→ **To do**: Return each line of the listing below, unchanged, and omit the images.

§ §

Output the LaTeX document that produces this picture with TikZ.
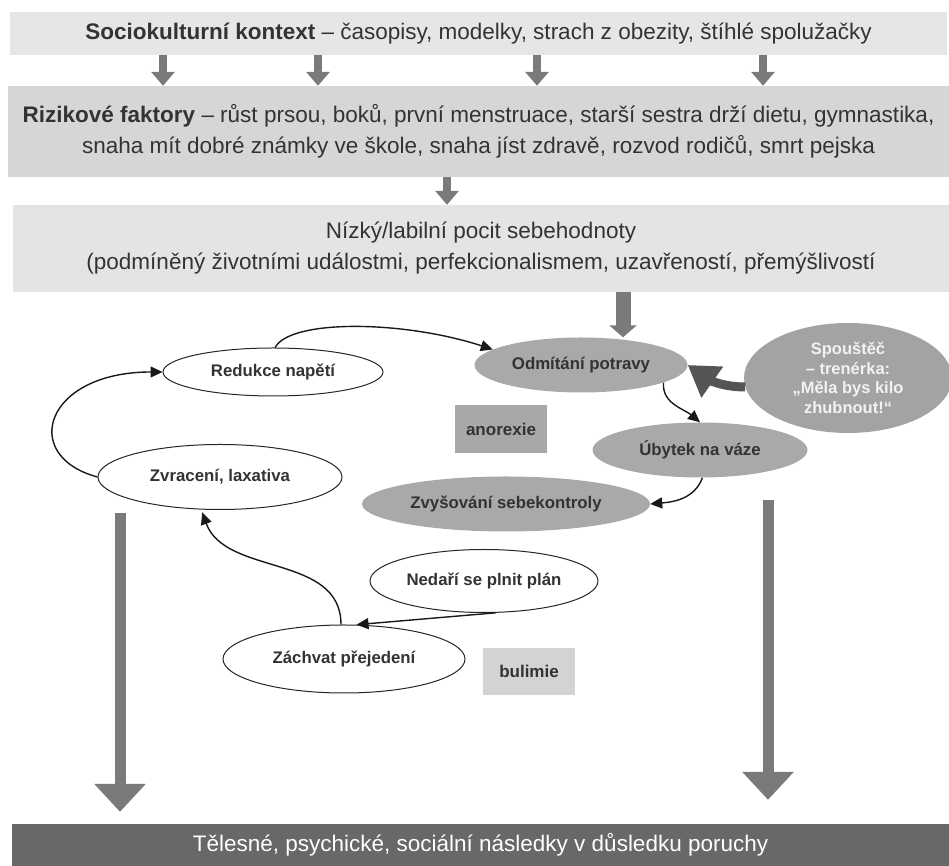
\documentclass[tikz,border=0pt]{standalone}
\usepackage{fontspec}
\setmainfont{Liberation Sans}
\usetikzlibrary{arrows.meta,shapes.geometric}

\definecolor{bandone}{HTML}{E6E6E6}
\definecolor{bandtwo}{HTML}{D6D6D6}
\definecolor{bandthree}{HTML}{E4E4E4}
\definecolor{bandfour}{HTML}{686868}
\definecolor{arrowgrey}{HTML}{7A7A7A}
\definecolor{stategrey}{HTML}{A9A9A9}
\definecolor{triggergrey}{HTML}{A3A3A3}
\definecolor{triggerdark}{HTML}{555555}
\definecolor{anorexgrey}{HTML}{A8A8A8}
\definecolor{bulimgrey}{HTML}{D3D3D3}
\definecolor{txtgrey}{HTML}{333333}

\begin{document}
\begin{tikzpicture}[x=1pt,y=1pt,>={Triangle[width=11pt,length=12pt]}]
    \useasboundingbox (0,0) rectangle (949,866);
    \tikzset{band/.style={rectangle,inner sep=0pt,align=center,text=txtgrey,font=\fontsize{22.5}{31}\selectfont}}
    \tikzset{greystate/.style={ellipse,fill=stategrey,inner sep=0pt,text=txtgrey,font=\bfseries\fontsize{16.8}{20}\selectfont}}
    \tikzset{whitestate/.style={ellipse,draw=black!85,line width=1pt,fill=white,inner sep=0pt,text=txtgrey,font=\bfseries\fontsize{16.8}{20}\selectfont}}
    \tikzset{tag/.style={rectangle,inner sep=0pt,text=txtgrey,font=\bfseries\fontsize{17}{20}\selectfont}}

    \node[band,fill=bandone,minimum width=937pt,minimum height=43pt] (kontext) at (478.5,832.5) {\textbf{Sociokulturní kontext} – časopisy, modelky, strach z obezity, štíhlé spolužačky};
    \node[band,fill=bandtwo,minimum width=941pt,minimum height=91pt] (rizika) at (478.5,734.5) {\textbf{Rizikové faktory} – růst prsou, boků, první menstruace, starší sestra drží dietu, gymnastika,\\snaha mít dobré známky ve škole, snaha jíst zdravě, rozvod rodičů, smrt pejska};
    \node[band,fill=bandthree,minimum width=936pt,minimum height=87pt] (sebehodnota) at (481,617.5) {Nízký/labilní pocit sebehodnoty\\(podmíněný životními událostmi, perfekcionalismem, uzavřeností, přemýšlivostí};
    \node[band,fill=bandfour,text=white,minimum width=937pt,minimum height=42pt] (nasledky) at (480.5,21) {Tělesné, psychické, sociální následky v důsledku poruchy};

    \node[greystate,minimum width=213pt,minimum height=55pt] (odmitani) at (581,501) {Odmítání potravy};
    \node[greystate,fill=triggergrey,text=white!95!black,align=center,font=\bfseries\fontsize{16.5}{19.5}\selectfont,minimum width=208pt,minimum height=110pt] (spoustec) at (848,488) {Spouštěč\\– trenérka:\\„Měla bys kilo\\zhubnout!“};
    \node[whitestate,minimum width=220pt,minimum height=48pt] (redukce) at (273,494) {Redukce napětí};
    \node[whitestate,minimum width=244pt,minimum height=65pt] (zvraceni) at (220,389) {Zvracení, laxativa};
    \node[greystate,minimum width=215pt,minimum height=55pt] (ubytek) at (700,416) {Úbytek na váze};
    \node[greystate,minimum width=288pt,minimum height=55pt] (sebekontrola) at (506,362) {Zvyšování sebekontroly};
    \node[whitestate,minimum width=228pt,minimum height=63pt] (nedari) at (484,285) {Nedaří se plnit plán};
    \node[whitestate,minimum width=242pt,minimum height=68pt] (zachvat) at (344,207) {Záchvat přejedení};
    \node[tag,fill=anorexgrey,minimum width=92pt,minimum height=48pt] (anorexie) at (501,437) {anorexie};
    \node[tag,fill=bulimgrey,minimum width=92pt,minimum height=47pt] (bulimie) at (529,194.5) {bulimie};

    \coordinate (levystart) at (120,353);
    \coordinate (pravystart) at (768,366);

    \tikzset{bandarrow/.style={-{Triangle[width=23pt,length=14pt]},line width=8pt,draw=arrowgrey}}
    \tikzset{bigarrow/.style={-{Triangle[width=50pt,length=28pt]},line width=11pt,draw=arrowgrey}}
    \tikzset{cyclearrow/.style={->,line width=1.4pt,draw=black!90}}
    \tikzset{triggerarrow/.style={-{Triangle[width=36pt,length=30pt]},line width=9pt,draw=triggerdark}}
    \foreach \x in {163,318,537,763}
        \path (kontext.south -| \x,0) edge [bandarrow] (rizika.north -| \x,0);
    \path (rizika.south -| 447,0) edge [bandarrow] (sebehodnota.north -| 447,0);
    \path (sebehodnota.south -| 623,0) edge [bandarrow,line width=15pt,-{Triangle[width=27pt,length=12pt]}] (odmitani.north -| 623,0);
    \path (redukce.85) edge [cyclearrow,out=62,in=162,out distance=32pt,in distance=95pt] (odmitani.170);
    \path (odmitani.-12) edge [cyclearrow,out=-95,in=140] (ubytek.north);
    \path (ubytek.-85) edge [cyclearrow,out=-110,in=5] (sebekontrola.east);
    \path (zvraceni.west) edge [cyclearrow,out=165,in=180,out distance=81pt,in distance=118pt] (redukce.west);
    \path (zachvat.95) edge [cyclearrow,out=90,in=-70,shorten >=3pt] (zvraceni.-120);
    \path (nedari.-70) edge [cyclearrow] (zachvat.70);
    \path (spoustec.185) edge [triggerarrow,out=180,in=-35] (odmitani.east);
    \path (levystart) edge [bigarrow,shorten >=12pt] (levystart |- nasledky.north);
    \path (pravystart) edge [bigarrow,shorten >=24pt] (pravystart |- nasledky.north);
\end{tikzpicture}
\end{document}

§ §

→ **Output of the task**:
Output the LaTeX document that produces this picture with TikZ.
\documentclass[tikz,border=0pt]{standalone}
\usepackage{fontspec}
\setmainfont{Liberation Sans}
\usetikzlibrary{arrows.meta,shapes.geometric}

\definecolor{bandone}{HTML}{E6E6E6}
\definecolor{bandtwo}{HTML}{D6D6D6}
\definecolor{bandthree}{HTML}{E4E4E4}
\definecolor{bandfour}{HTML}{686868}
\definecolor{arrowgrey}{HTML}{7A7A7A}
\definecolor{stategrey}{HTML}{A9A9A9}
\definecolor{triggergrey}{HTML}{A3A3A3}
\definecolor{triggerdark}{HTML}{555555}
\definecolor{anorexgrey}{HTML}{A8A8A8}
\definecolor{bulimgrey}{HTML}{D3D3D3}
\definecolor{txtgrey}{HTML}{333333}

\begin{document}
\begin{tikzpicture}[x=1pt,y=1pt,>={Triangle[width=11pt,length=12pt]}]
    \useasboundingbox (0,0) rectangle (949,866);
    \tikzset{band/.style={rectangle,inner sep=0pt,align=center,text=txtgrey,font=\fontsize{22.5}{31}\selectfont}}
    \tikzset{greystate/.style={ellipse,fill=stategrey,inner sep=0pt,text=txtgrey,font=\bfseries\fontsize{16.8}{20}\selectfont}}
    \tikzset{whitestate/.style={ellipse,draw=black!85,line width=1pt,fill=white,inner sep=0pt,text=txtgrey,font=\bfseries\fontsize{16.8}{20}\selectfont}}
    \tikzset{tag/.style={rectangle,inner sep=0pt,text=txtgrey,font=\bfseries\fontsize{17}{20}\selectfont}}

    \node[band,fill=bandone,minimum width=937pt,minimum height=43pt] (kontext) at (478.5,832.5) {\textbf{Sociokulturní kontext} – časopisy, modelky, strach z obezity, štíhlé spolužačky};
    \node[band,fill=bandtwo,minimum width=941pt,minimum height=91pt] (rizika) at (478.5,734.5) {\textbf{Rizikové faktory} – růst prsou, boků, první menstruace, starší sestra drží dietu, gymnastika,\\snaha mít dobré známky ve škole, snaha jíst zdravě, rozvod rodičů, smrt pejska};
    \node[band,fill=bandthree,minimum width=936pt,minimum height=87pt] (sebehodnota) at (481,617.5) {Nízký/labilní pocit sebehodnoty\\(podmíněný životními událostmi, perfekcionalismem, uzavřeností, přemýšlivostí};
    \node[band,fill=bandfour,text=white,minimum width=937pt,minimum height=42pt] (nasledky) at (480.5,21) {Tělesné, psychické, sociální následky v důsledku poruchy};

    \node[greystate,minimum width=213pt,minimum height=55pt] (odmitani) at (581,501) {Odmítání potravy};
    \node[greystate,fill=triggergrey,text=white!95!black,align=center,font=\bfseries\fontsize{16.5}{19.5}\selectfont,minimum width=208pt,minimum height=110pt] (spoustec) at (848,488) {Spouštěč\\– trenérka:\\„Měla bys kilo\\zhubnout!“};
    \node[whitestate,minimum width=220pt,minimum height=48pt] (redukce) at (273,494) {Redukce napětí};
    \node[whitestate,minimum width=244pt,minimum height=65pt] (zvraceni) at (220,389) {Zvracení, laxativa};
    \node[greystate,minimum width=215pt,minimum height=55pt] (ubytek) at (700,416) {Úbytek na váze};
    \node[greystate,minimum width=288pt,minimum height=55pt] (sebekontrola) at (506,362) {Zvyšování sebekontroly};
    \node[whitestate,minimum width=228pt,minimum height=63pt] (nedari) at (484,285) {Nedaří se plnit plán};
    \node[whitestate,minimum width=242pt,minimum height=68pt] (zachvat) at (344,207) {Záchvat přejedení};
    \node[tag,fill=anorexgrey,minimum width=92pt,minimum height=48pt] (anorexie) at (501,437) {anorexie};
    \node[tag,fill=bulimgrey,minimum width=92pt,minimum height=47pt] (bulimie) at (529,194.5) {bulimie};

    \coordinate (levystart) at (120,353);
    \coordinate (pravystart) at (768,366);

    \tikzset{bandarrow/.style={-{Triangle[width=23pt,length=14pt]},line width=8pt,draw=arrowgrey}}
    \tikzset{bigarrow/.style={-{Triangle[width=50pt,length=28pt]},line width=11pt,draw=arrowgrey}}
    \tikzset{cyclearrow/.style={->,line width=1.4pt,draw=black!90}}
    \tikzset{triggerarrow/.style={-{Triangle[width=36pt,length=30pt]},line width=9pt,draw=triggerdark}}
    \foreach \x in {163,318,537,763}
        \path (kontext.south -| \x,0) edge [bandarrow] (rizika.north -| \x,0);
    \path (rizika.south -| 447,0) edge [bandarrow] (sebehodnota.north -| 447,0);
    \path (sebehodnota.south -| 623,0) edge [bandarrow,line width=15pt,-{Triangle[width=27pt,length=12pt]}] (odmitani.north -| 623,0);
    \path (redukce.85) edge [cyclearrow,out=62,in=162,out distance=32pt,in distance=95pt] (odmitani.170);
    \path (odmitani.-12) edge [cyclearrow,out=-95,in=140] (ubytek.north);
    \path (ubytek.-85) edge [cyclearrow,out=-110,in=5] (sebekontrola.east);
    \path (zvraceni.west) edge [cyclearrow,out=165,in=180,out distance=81pt,in distance=118pt] (redukce.west);
    \path (zachvat.95) edge [cyclearrow,out=90,in=-70,shorten >=3pt] (zvraceni.-120);
    \path (nedari.-70) edge [cyclearrow] (zachvat.70);
    \path (spoustec.185) edge [triggerarrow,out=180,in=-35] (odmitani.east);
    \path (levystart) edge [bigarrow,shorten >=12pt] (levystart |- nasledky.north);
    \path (pravystart) edge [bigarrow,shorten >=24pt] (pravystart |- nasledky.north);
\end{tikzpicture}
\end{document}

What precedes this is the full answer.